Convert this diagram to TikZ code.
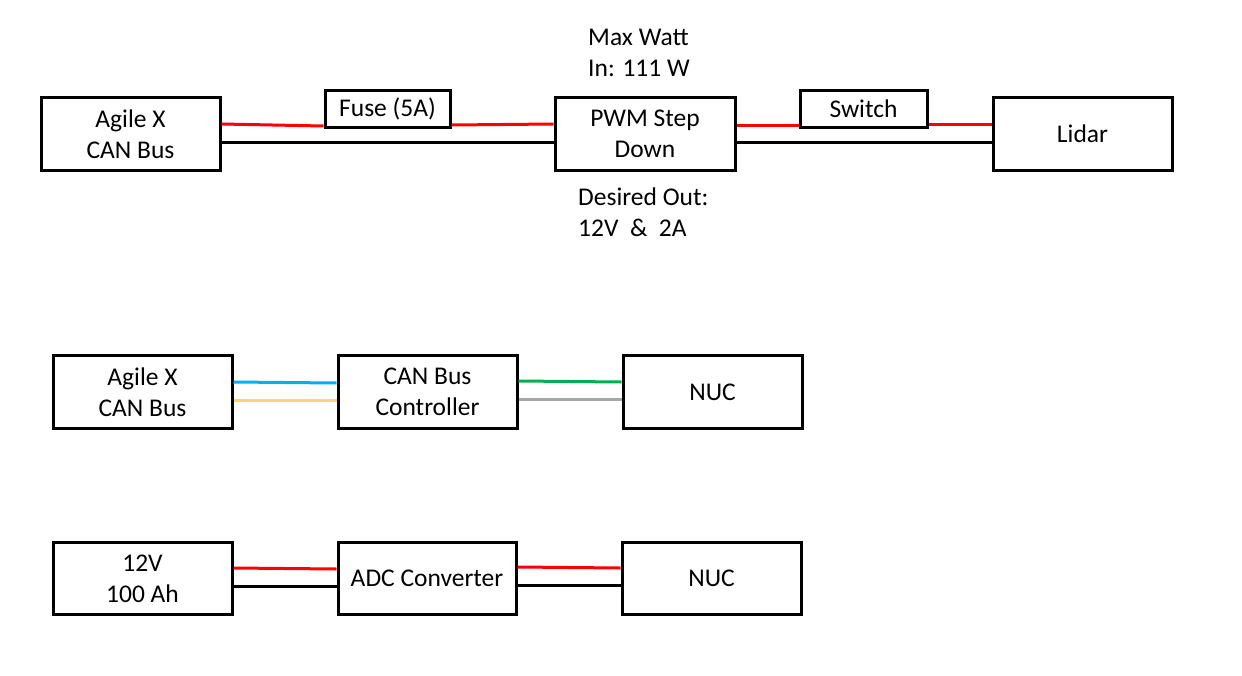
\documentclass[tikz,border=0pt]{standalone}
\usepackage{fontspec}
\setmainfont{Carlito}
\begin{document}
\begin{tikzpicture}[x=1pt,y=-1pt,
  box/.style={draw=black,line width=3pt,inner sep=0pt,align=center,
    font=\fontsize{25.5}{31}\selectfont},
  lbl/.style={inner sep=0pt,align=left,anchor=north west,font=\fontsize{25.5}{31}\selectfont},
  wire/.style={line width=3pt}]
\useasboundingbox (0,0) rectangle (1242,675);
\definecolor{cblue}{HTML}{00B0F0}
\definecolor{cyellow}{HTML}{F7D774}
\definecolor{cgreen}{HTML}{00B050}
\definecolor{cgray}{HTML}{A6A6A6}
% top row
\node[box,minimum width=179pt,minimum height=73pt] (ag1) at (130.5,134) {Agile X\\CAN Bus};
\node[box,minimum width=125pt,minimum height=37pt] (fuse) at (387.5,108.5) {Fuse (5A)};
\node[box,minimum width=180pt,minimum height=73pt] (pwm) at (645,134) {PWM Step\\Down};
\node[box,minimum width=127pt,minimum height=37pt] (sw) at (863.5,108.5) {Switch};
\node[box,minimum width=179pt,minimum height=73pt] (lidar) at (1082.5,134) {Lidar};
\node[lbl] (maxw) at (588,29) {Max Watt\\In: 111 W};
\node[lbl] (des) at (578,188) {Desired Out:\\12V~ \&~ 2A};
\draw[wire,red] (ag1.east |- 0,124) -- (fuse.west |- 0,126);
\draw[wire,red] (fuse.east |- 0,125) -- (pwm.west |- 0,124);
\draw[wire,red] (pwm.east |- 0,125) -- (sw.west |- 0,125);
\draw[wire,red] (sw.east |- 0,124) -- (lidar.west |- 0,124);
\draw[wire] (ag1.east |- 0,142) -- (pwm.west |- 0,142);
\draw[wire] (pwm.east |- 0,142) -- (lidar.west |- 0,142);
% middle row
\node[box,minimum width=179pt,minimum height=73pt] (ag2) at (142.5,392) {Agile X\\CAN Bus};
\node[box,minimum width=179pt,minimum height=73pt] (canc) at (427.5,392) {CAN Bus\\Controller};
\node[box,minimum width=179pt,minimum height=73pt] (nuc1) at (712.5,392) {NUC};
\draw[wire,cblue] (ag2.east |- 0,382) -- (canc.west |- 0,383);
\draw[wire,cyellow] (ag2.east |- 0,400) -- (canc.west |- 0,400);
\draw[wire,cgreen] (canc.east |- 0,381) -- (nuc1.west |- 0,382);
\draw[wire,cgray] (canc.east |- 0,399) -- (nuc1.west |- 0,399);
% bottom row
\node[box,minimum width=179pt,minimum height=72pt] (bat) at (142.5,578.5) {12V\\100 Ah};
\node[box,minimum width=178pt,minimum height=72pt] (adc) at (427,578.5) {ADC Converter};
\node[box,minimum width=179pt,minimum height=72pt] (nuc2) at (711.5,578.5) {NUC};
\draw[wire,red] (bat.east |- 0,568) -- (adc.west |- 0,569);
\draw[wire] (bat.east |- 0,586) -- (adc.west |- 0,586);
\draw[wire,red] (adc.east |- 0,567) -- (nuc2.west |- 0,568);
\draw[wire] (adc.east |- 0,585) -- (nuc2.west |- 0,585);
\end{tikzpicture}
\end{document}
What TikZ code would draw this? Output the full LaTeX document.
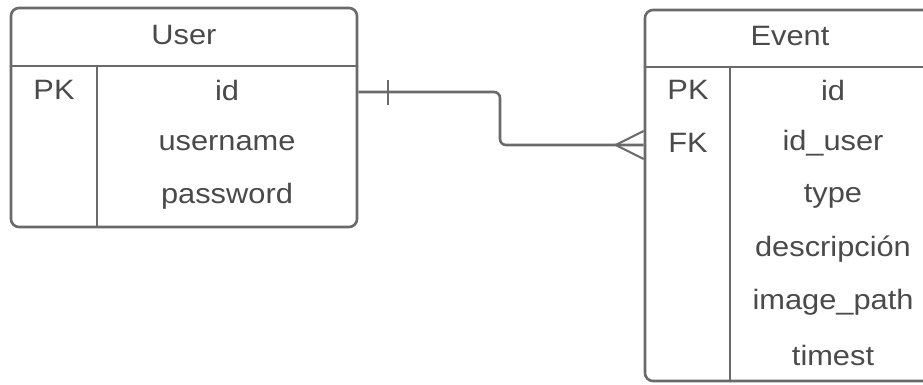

● **Written instruction**: Could you repeat all of the material exactly? Pictures should not be copied.

● **Answer to the problem**:
Convert this diagram to TikZ code.
\documentclass[tikz,border=0pt]{standalone}
\usepackage{fontspec}
\setmainfont{Carlito}
\begin{document}
\begin{tikzpicture}[x=1pt,y=-1pt,
  box/.style={draw=black,line width=3pt,inner sep=0pt,align=center,
    font=\fontsize{25.5}{31}\selectfont},
  lbl/.style={inner sep=0pt,align=left,anchor=north west,font=\fontsize{25.5}{31}\selectfont},
  wire/.style={line width=3pt}]
\useasboundingbox (0,0) rectangle (1242,675);
\definecolor{cblue}{HTML}{00B0F0}
\definecolor{cyellow}{HTML}{F7D774}
\definecolor{cgreen}{HTML}{00B050}
\definecolor{cgray}{HTML}{A6A6A6}
% top row
\node[box,minimum width=179pt,minimum height=73pt] (ag1) at (130.5,134) {Agile X\\CAN Bus};
\node[box,minimum width=125pt,minimum height=37pt] (fuse) at (387.5,108.5) {Fuse (5A)};
\node[box,minimum width=180pt,minimum height=73pt] (pwm) at (645,134) {PWM Step\\Down};
\node[box,minimum width=127pt,minimum height=37pt] (sw) at (863.5,108.5) {Switch};
\node[box,minimum width=179pt,minimum height=73pt] (lidar) at (1082.5,134) {Lidar};
\node[lbl] (maxw) at (588,29) {Max Watt\\In: 111 W};
\node[lbl] (des) at (578,188) {Desired Out:\\12V~ \&~ 2A};
\draw[wire,red] (ag1.east |- 0,124) -- (fuse.west |- 0,126);
\draw[wire,red] (fuse.east |- 0,125) -- (pwm.west |- 0,124);
\draw[wire,red] (pwm.east |- 0,125) -- (sw.west |- 0,125);
\draw[wire,red] (sw.east |- 0,124) -- (lidar.west |- 0,124);
\draw[wire] (ag1.east |- 0,142) -- (pwm.west |- 0,142);
\draw[wire] (pwm.east |- 0,142) -- (lidar.west |- 0,142);
% middle row
\node[box,minimum width=179pt,minimum height=73pt] (ag2) at (142.5,392) {Agile X\\CAN Bus};
\node[box,minimum width=179pt,minimum height=73pt] (canc) at (427.5,392) {CAN Bus\\Controller};
\node[box,minimum width=179pt,minimum height=73pt] (nuc1) at (712.5,392) {NUC};
\draw[wire,cblue] (ag2.east |- 0,382) -- (canc.west |- 0,383);
\draw[wire,cyellow] (ag2.east |- 0,400) -- (canc.west |- 0,400);
\draw[wire,cgreen] (canc.east |- 0,381) -- (nuc1.west |- 0,382);
\draw[wire,cgray] (canc.east |- 0,399) -- (nuc1.west |- 0,399);
% bottom row
\node[box,minimum width=179pt,minimum height=72pt] (bat) at (142.5,578.5) {12V\\100 Ah};
\node[box,minimum width=178pt,minimum height=72pt] (adc) at (427,578.5) {ADC Converter};
\node[box,minimum width=179pt,minimum height=72pt] (nuc2) at (711.5,578.5) {NUC};
\draw[wire,red] (bat.east |- 0,568) -- (adc.west |- 0,569);
\draw[wire] (bat.east |- 0,586) -- (adc.west |- 0,586);
\draw[wire,red] (adc.east |- 0,567) -- (nuc2.west |- 0,568);
\draw[wire] (adc.east |- 0,585) -- (nuc2.west |- 0,585);
\end{tikzpicture}
\end{document}
What TikZ code would draw this? Output the full LaTeX document.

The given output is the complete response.